Others have doubts about how much Lebanon will benefit. Paul Salem, a development and political analyst, thinks many expats will move money back home. “And the agreement could stimulate renewed interest by the US, Europe, and possibly Japan.” But Salem expects foreign direct investment (FDI) to trickle into Lebanon: “This is a very small country; you’re not talking about India or Egypt.”
Ziad Maalouf, vice president at Middle East Capital Group, is wondering if it will even be a trickle. “Why would there be FDI? We have the highest labor cost in the region, the highest price of land, the highest price of raw materials, energy, water and the highest cost of living. Why would anybody want to build a manufacturing plant here?”

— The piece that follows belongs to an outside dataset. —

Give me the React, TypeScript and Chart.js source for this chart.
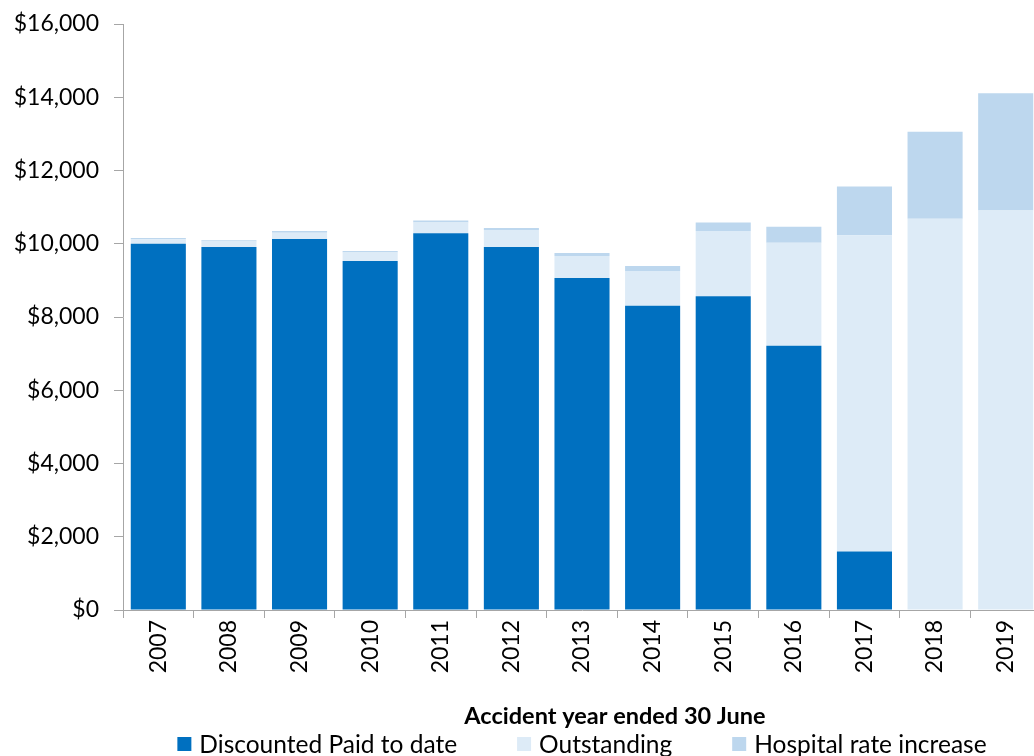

Another analyst doubts that Arab nations will liberalize trade. “Harmonizing those relations never got to what it could have been and Israel was not really in that equation. It’s always been politics before economics in the Middle East. They can eventually pull it off, but it will take time.”

As for normalization between Lebanon and Israel, Salem says: “There might be formal clauses related to normalization and trade attached to the peace agreement, but if documents are signed, I don’t think those in Syria and Lebanon will be very open to it, just as we saw in Jordan and Egypt. I’d expect a cold peace at all levels.”
Maalouf draws a parallel between Jordan after peace and what could happen in Lebanon. “Before Jordan signed, you wouldn’t believe how much excitement there was in the market. But stock prices today are close to where they were when peace arrived. The benefits from peace they were hoping for never materialized.” From 1997 to 1999, Jordan’s GDP growth rate dropped from 2.2% to 0.5%. Despite better business opportunities in Lebanon, Maalouf says Jordan was better prepared. “We have to get our house in order.”
Lebanon is in dire need of administrative and fiscal reform. Debt-to-GDP reached 130% at the end of 1999. The deficit was reduced from 43.73% in 1998 to 42.41% in 1999, but missed its target of 40.5%. The Economist Intelligence Unit predicts that Lebanon will have the slowest growth rate in the Middle East this year.
“The peace agreement will not go down to the bottom line right away,” says Salem. “I’m optimistic in a limited, cautious way. You’ll have a country that’s not at war. It’s an essential building block for economic development and important for any investor who’s thinking of investing in Lebanon.”
Investors are still waiting for BSE reform. Riachi says open trading and a regulatory body are essential. “We have to have a real market to see stocks move.” He predicts that after an initial jump in prices, stocks will level off until investors see more positive results. A building block will be a good start, but it’s difficult to predict what will happen after the flurry.